When we take a three-digit number and convert it to its maximum and minimum values, we are creating the maximum distance between two poles. The Kaprekar constant of 495 seems to be a harmonic midpoint between pole extremes.
Circle
A circle is a two dimensional perfectly round shape where the distance from the center to the perimeter is the same in all directions. Since Babylonian times we have divided the circle into 360 degrees and this 360 likely is derived from the fact that six equilateral triangles (at 60 degrees per angle) around a center point sum to 360 = 6 x 60.
The circle is symbolic of the natural cycles that occur throughout nature. A geometric cousin of the circle is the spiral, which is circular in archetype and outwards expanding.
The Fibonacci Series
The Fibonacci series is a series of numbers that follow a simple and elegant pattern, namely that each number is the sum of the previous two numbers. The sequence is as follows:
1, 1, 2, 3, 5, 8, 13, 21, 34, 55, 89, 144…
When we create a series of adjacent squares of width equal to a Fibonacci position, a spiral emerges. This simple pattern models the spiral shape that is found throughout nature.
Phi Ratio
The Phi ratio, also known as the Golden ratio, is one of the most pervasive numbers in mathematics, art, and nature. It is symbolized by the Greek letter φ (Phi) and equal to approximately 1.618033…

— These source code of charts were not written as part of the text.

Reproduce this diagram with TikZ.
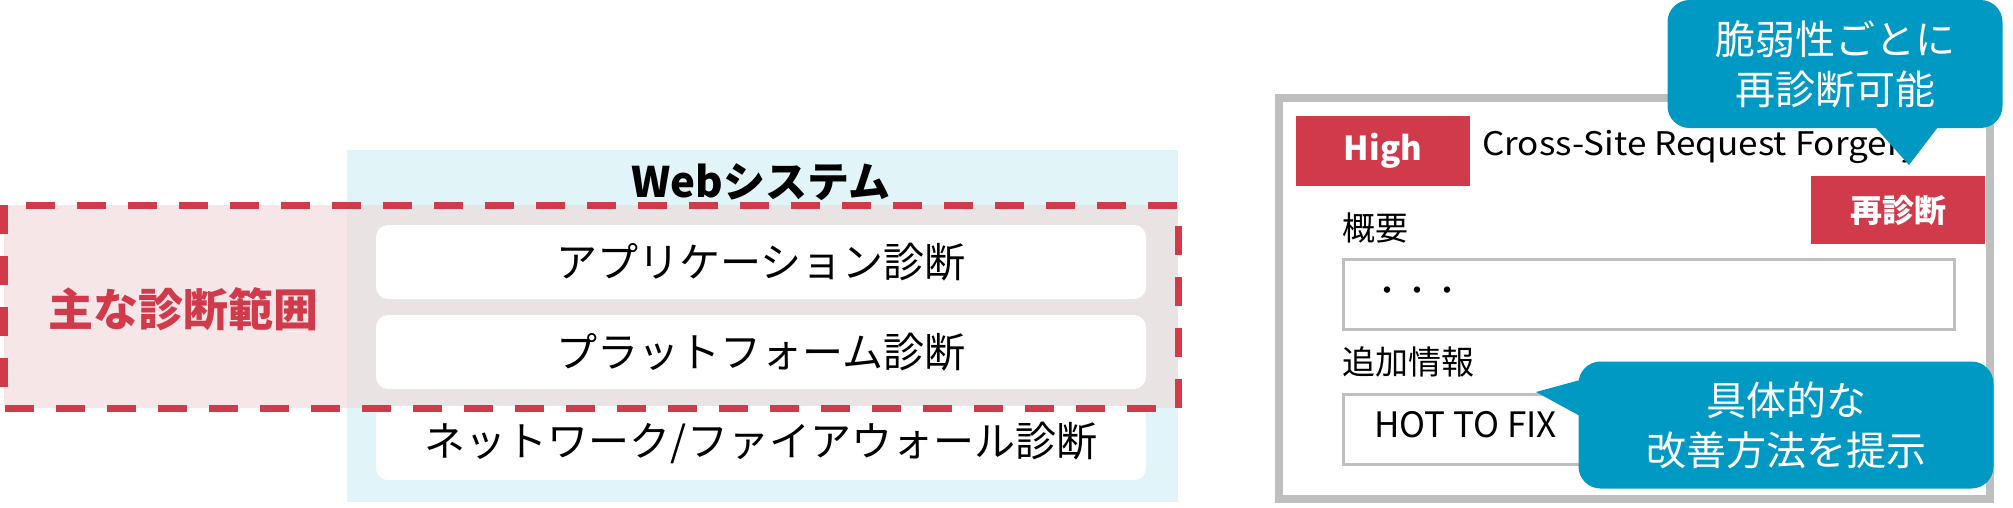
\documentclass[tikz,border=0pt]{standalone}
\usepackage{fontspec}
\setmainfont{Noto Sans CJK JP}
\newfontfamily\widefont[FakeStretch=1.08]{Noto Sans CJK JP}
\usetikzlibrary{positioning}
\definecolor{redc}{HTML}{D13A4B}
\definecolor{bluec}{HTML}{0099C4}
\definecolor{cyanbg}{HTML}{E1F5F8}
\definecolor{pinkbg}{HTML}{F7E6E7}
\definecolor{mixbg}{HTML}{EAE3E4}
\definecolor{grayc}{HTML}{BFBFBF}
\tikzset{
  layerbox/.style={fill=white,rounded corners=12pt,minimum width=770pt,minimum height=74pt,inner sep=0pt,font=\fontsize{41}{48}\selectfont},
  redbtn/.style={fill=redc,text=white,inner sep=0pt,font=\fontsize{33}{38}\selectfont\bfseries},
  fieldbox/.style={draw=grayc,line width=3pt,fill=white,minimum width=611pt,minimum height=70pt,inner sep=0pt},
  lbl/.style={inner sep=0pt,font=\fontsize{33}{38}\selectfont},
  callout/.style={fill=bluec,rounded corners=22pt,text=white,align=center,inner sep=0pt,font=\fontsize{40}{50}\selectfont},
}
\begin{document}
\begin{tikzpicture}[x=1pt,y=-1pt]
\useasboundingbox (0,0) rectangle (2013,507);
% Web system background
\fill[cyanbg] (347,150) rectangle (1178,502);
\node[inner sep=0pt,font=\fontsize{42}{48}\selectfont\bfseries] (web) at (761,182) {Webシステム};
% scope fill
\fill[pinkbg] (4,205) rectangle (347,408);
\fill[mixbg] (347,205) rectangle (1178,408);
% layer boxes
\node[layerbox] (app) at (761,262) {アプリケーション診断};
\node[layerbox] (plat) at (761,352) {プラットフォーム診断};
\node[layerbox] (net) at (761,443) {ネットワーク/ファイアウォール診断};
% dashed frame
\draw[redc,line width=7pt,dash pattern=on 29pt off 22pt] (4,205) rectangle (1178,408);
\node[inner sep=0pt,text=redc,font=\fontsize{45}{50}\selectfont\bfseries] (scope) at (183,309) {主な診断範囲};
% right panel
\draw[grayc,line width=8pt,fill=white] (1279,98) rectangle (1990,499);
\node[redbtn,minimum width=174pt,minimum height=70pt] (high) at (1383,151) {High};
\node[inner sep=0pt,anchor=base west,font=\widefont\fontsize{32.5}{40}\selectfont] (title) at (1482,155) {Cross-Site Request Forgery};
\node[redbtn,minimum width=174pt,minimum height=68pt,font=\fontsize{32}{38}\selectfont\bfseries] (re) at (1898,210) {再診断};
\node[lbl,anchor=west] (gaiyo) at (1342,228) {概要};
\node[fieldbox,anchor=north west] (f1) at (1342,258) {};
\node[anchor=west,inner sep=0pt,font=\fontsize{30}{36}\selectfont] (dots) at ([xshift=30pt]f1.west) {・・・};
\node[lbl,anchor=west] (tsuika) at (1342,362) {追加情報};
\node[fieldbox,anchor=north west] (f2) at (1342,393) {};
\node[anchor=base west,inner sep=0pt,font=\fontsize{35}{42}\selectfont] (fix) at (1374,437) {HOT TO FIX};
% callout 1
\node[callout,minimum width=335pt,minimum height=128pt] (c1) at (1835,64) {脆弱性ごとに\\再診断可能};
\coordinate (t1) at (1909,165);
\fill[bluec] (1875,127) -- (t1) -- (1938,127) -- cycle;
% callout 2
\node[callout,minimum width=415pt,minimum height=127pt] (c2) at (1786,425) {具体的な\\改善方法を提示};
\coordinate (t2) at (1536,392);
\fill[bluec] (1580,380) -- (t2) -- (1580,416) -- cycle;
\end{tikzpicture}
\end{document}
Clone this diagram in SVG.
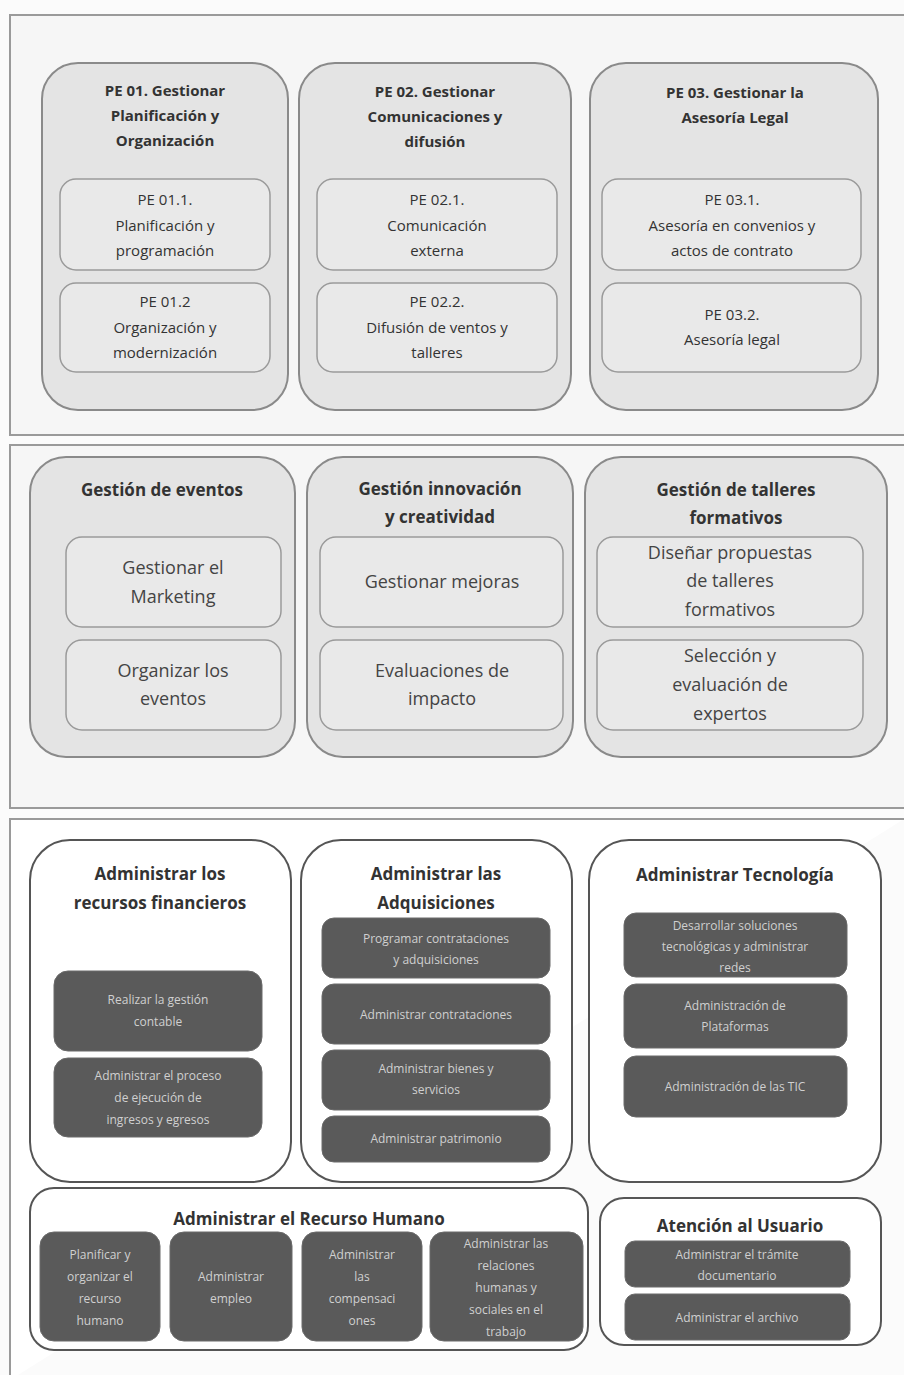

When we divide a Fibonacci number by the previous number, the ratio tends towards a value approximating 1.618033. For example, the 24th position value divided by the 23rd position value is 46,368/28,657 ≈ 1.618033.
Golden Angle
The Golden Angle is derived from a circle and the Golden ratio. Its value is approximately equal to 137.5077 °. If we split a circle’s circumference into two arcs so that the ratio of the larger to smaller arc is (φ ≈ 1.618), the smaller arc will be 137.5°, the Golden angle.
More precisely, it's 360° × (1 − 1/φ) = 360°/φ² ≈ 137.5°
Plants use this angle constantly; when a plant grows a new leaf, seed, or petal, it places it around 137.5° from the last one. This allows for maximum growth opportunity due to optimal packing density and sun exposure.
Putting it all together
So, what does Kaprekar’s constant 495, the circle, spirals, Fibonacci series, Phi ratio, and the Golden angle have in common?
495 = (360 × 137.5) / 100 or
495 ≈ (360 × (360 × (1 − 1/φ)))) / 100
So why the 100 scaling factor? The simple answer is that I do not know.
Kaprekar’s constant 495 is not just a mathematical curiosity, it is directly related to the circle, spirals, Fibonacci series, Phi ratio, and the Golden angle.
This may imply that the Kaprekar routine (the digit-rearranging process that produces 495) is somehow encoding self-similar or recursive geometry — which is exactly what spirals, Fibonacci, and Phi are about. That would be a genuinely surprising bridge between number theory and geometry.
The broader implications
It would strengthen the already-suspected idea that number, geometry, and natural growth patterns are unified at a deeper level than currently formalized. Phi and the Golden Angle already appear in:
Phyllotaxis (plant growth)
Shell spirals
Galaxy arm spacing
Quantum mechanics (tentatively)
Adding Kaprekar's constants to that family may be of interest to mathematicians and physicists.